**Brief**
Output the material word for word. Leave each picture out.

**Dataset excerpt**

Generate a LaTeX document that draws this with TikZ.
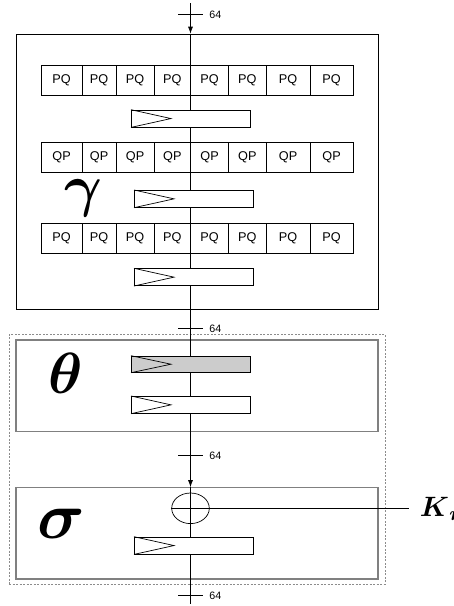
\documentclass[tikz,border=0pt]{standalone}
\usepackage{amsmath}
\usepackage{fontspec}
\setmainfont{Liberation Sans}
\newfontfamily\cellfont{Liberation Sans}
\usetikzlibrary{calc,arrows.meta,shapes.geometric}
\definecolor{shadegray}{HTML}{CCCCCC}
\tikzset{
  cell/.style={draw, fill=white, anchor=west, minimum height=30pt, inner sep=0pt, font=\cellfont\fontsize{12.7}{13}\selectfont},
  shiftbox/.style={draw, fill=white, minimum width=119pt, minimum height=17pt, inner sep=0pt, anchor=north west},
  bigbox/.style={draw, minimum width=362pt, inner sep=0pt},
  graybox/.style={bigbox, draw=black!50, line width=1.1pt},
  ticklab/.style={font=\cellfont\fontsize{10.7}{11}\selectfont, anchor=west, inner sep=0pt},
  greek/.style={inner sep=0pt},
  flow/.style={-{Latex[length=7pt,width=5pt]}},
}
\newcommand{\shifttri}[1]{\draw (#1.north west) -- ($(#1.west)+(40pt,0)$) -- (#1.south west);}
\begin{document}
\begin{tikzpicture}[x=1pt,y=-1pt, line width=0.7pt]
\useasboundingbox (0,0) rectangle (454,606);
% frames
\node[bigbox, minimum height=275pt] (topbox) at (197,171.5) {};
\node[draw=black!45, line width=1pt, dash pattern=on 2pt off 1.5pt, minimum width=376pt, minimum height=249.7pt, inner sep=0pt] (dash) at (197,459.15) {};
\node[graybox, minimum height=91.7pt] (thetabox) at (197,385.85) {};
\node[graybox, minimum height=91.3pt] (sigmabox) at (197,533.35) {};
% main line
\coordinate (top) at (190.5,3);
\coordinate (bot) at (190.5,604);
\draw[flow] (top) -- (top |- topbox.north);
\draw (top |- topbox.north) -- (top |- topbox.south) -- (top |- thetabox.north);
\draw[flow] (top |- thetabox.north) -- (top |- sigmabox.north);
\draw (top |- sigmabox.north) -- (bot);
% ticks
\foreach \y/\n in {14/t1, 328.3/t2, 455/t3, 595/t4} {
  \draw (178,\y) -- (203,\y);
  \node[ticklab] (\n) at (209,\y+1) {64};
}
% PQ / QP rows
\foreach \row/\yc/\txt in {r1/80/PQ, r2/157.5/QP, r3/238.3/PQ} {
  \foreach \i/\a/\b in {1/40.7/81.7, 2/81.7/115.7, 3/115.7/153.7, 4/153.7/190.3, 5/190.3/228.3, 6/228.3/265.7, 7/265.7/309.7, 8/309.7/352.7} {
    \node[cell, minimum width=\b pt-\a pt] (\row c\i) at (\a,\yc) {\txt};
  }
}
% shift boxes
\node[shiftbox] (s1) at (131,109.7) {}; \shifttri{s1}
\node[shiftbox] (s2) at (134,190) {}; \shifttri{s2}
\node[shiftbox] (s3) at (134,268.3) {}; \shifttri{s3}
\node[shiftbox, fill=shadegray, minimum height=16.3pt] (s4) at (131,355.7) {}; \shifttri{s4}
\node[shiftbox] (s5) at (131,396) {}; \shifttri{s5}
\node[shiftbox] (s6) at (134,536.7) {}; \shifttri{s6}
% XOR
\node[draw, ellipse, minimum width=37.6pt, minimum height=30.6pt, inner sep=0pt] (xor) at (190.5,508.3) {};
\coordinate (kend) at (409,508.3);
\draw (xor.west) -- (kend);
\draw (xor.north) -- (xor.south);
% Greek labels
\node[greek, scale=5.8] (lgamma) at (83,198) {$\boldsymbol{\gamma}$};
\node[greek, scale=5.8] (ltheta) at (66,373) {$\boldsymbol{\theta}$};
\node[greek, scale=6.6] (lsigma) at (61,524) {$\boldsymbol{\sigma}$};
\node[greek, scale=2.8, anchor=west] (lkey) at (419,509) {$\boldsymbol{K}_{\boldsymbol{r}}$};
\end{tikzpicture}
\end{document}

**Problem solution**
Generate a LaTeX document that draws this with TikZ.
\documentclass[tikz,border=0pt]{standalone}
\usepackage{amsmath}
\usepackage{fontspec}
\setmainfont{Liberation Sans}
\newfontfamily\cellfont{Liberation Sans}
\usetikzlibrary{calc,arrows.meta,shapes.geometric}
\definecolor{shadegray}{HTML}{CCCCCC}
\tikzset{
  cell/.style={draw, fill=white, anchor=west, minimum height=30pt, inner sep=0pt, font=\cellfont\fontsize{12.7}{13}\selectfont},
  shiftbox/.style={draw, fill=white, minimum width=119pt, minimum height=17pt, inner sep=0pt, anchor=north west},
  bigbox/.style={draw, minimum width=362pt, inner sep=0pt},
  graybox/.style={bigbox, draw=black!50, line width=1.1pt},
  ticklab/.style={font=\cellfont\fontsize{10.7}{11}\selectfont, anchor=west, inner sep=0pt},
  greek/.style={inner sep=0pt},
  flow/.style={-{Latex[length=7pt,width=5pt]}},
}
\newcommand{\shifttri}[1]{\draw (#1.north west) -- ($(#1.west)+(40pt,0)$) -- (#1.south west);}
\begin{document}
\begin{tikzpicture}[x=1pt,y=-1pt, line width=0.7pt]
\useasboundingbox (0,0) rectangle (454,606);
% frames
\node[bigbox, minimum height=275pt] (topbox) at (197,171.5) {};
\node[draw=black!45, line width=1pt, dash pattern=on 2pt off 1.5pt, minimum width=376pt, minimum height=249.7pt, inner sep=0pt] (dash) at (197,459.15) {};
\node[graybox, minimum height=91.7pt] (thetabox) at (197,385.85) {};
\node[graybox, minimum height=91.3pt] (sigmabox) at (197,533.35) {};
% main line
\coordinate (top) at (190.5,3);
\coordinate (bot) at (190.5,604);
\draw[flow] (top) -- (top |- topbox.north);
\draw (top |- topbox.north) -- (top |- topbox.south) -- (top |- thetabox.north);
\draw[flow] (top |- thetabox.north) -- (top |- sigmabox.north);
\draw (top |- sigmabox.north) -- (bot);
% ticks
\foreach \y/\n in {14/t1, 328.3/t2, 455/t3, 595/t4} {
  \draw (178,\y) -- (203,\y);
  \node[ticklab] (\n) at (209,\y+1) {64};
}
% PQ / QP rows
\foreach \row/\yc/\txt in {r1/80/PQ, r2/157.5/QP, r3/238.3/PQ} {
  \foreach \i/\a/\b in {1/40.7/81.7, 2/81.7/115.7, 3/115.7/153.7, 4/153.7/190.3, 5/190.3/228.3, 6/228.3/265.7, 7/265.7/309.7, 8/309.7/352.7} {
    \node[cell, minimum width=\b pt-\a pt] (\row c\i) at (\a,\yc) {\txt};
  }
}
% shift boxes
\node[shiftbox] (s1) at (131,109.7) {}; \shifttri{s1}
\node[shiftbox] (s2) at (134,190) {}; \shifttri{s2}
\node[shiftbox] (s3) at (134,268.3) {}; \shifttri{s3}
\node[shiftbox, fill=shadegray, minimum height=16.3pt] (s4) at (131,355.7) {}; \shifttri{s4}
\node[shiftbox] (s5) at (131,396) {}; \shifttri{s5}
\node[shiftbox] (s6) at (134,536.7) {}; \shifttri{s6}
% XOR
\node[draw, ellipse, minimum width=37.6pt, minimum height=30.6pt, inner sep=0pt] (xor) at (190.5,508.3) {};
\coordinate (kend) at (409,508.3);
\draw (xor.west) -- (kend);
\draw (xor.north) -- (xor.south);
% Greek labels
\node[greek, scale=5.8] (lgamma) at (83,198) {$\boldsymbol{\gamma}$};
\node[greek, scale=5.8] (ltheta) at (66,373) {$\boldsymbol{\theta}$};
\node[greek, scale=6.6] (lsigma) at (61,524) {$\boldsymbol{\sigma}$};
\node[greek, scale=2.8, anchor=west] (lkey) at (419,509) {$\boldsymbol{K}_{\boldsymbol{r}}$};
\end{tikzpicture}
\end{document}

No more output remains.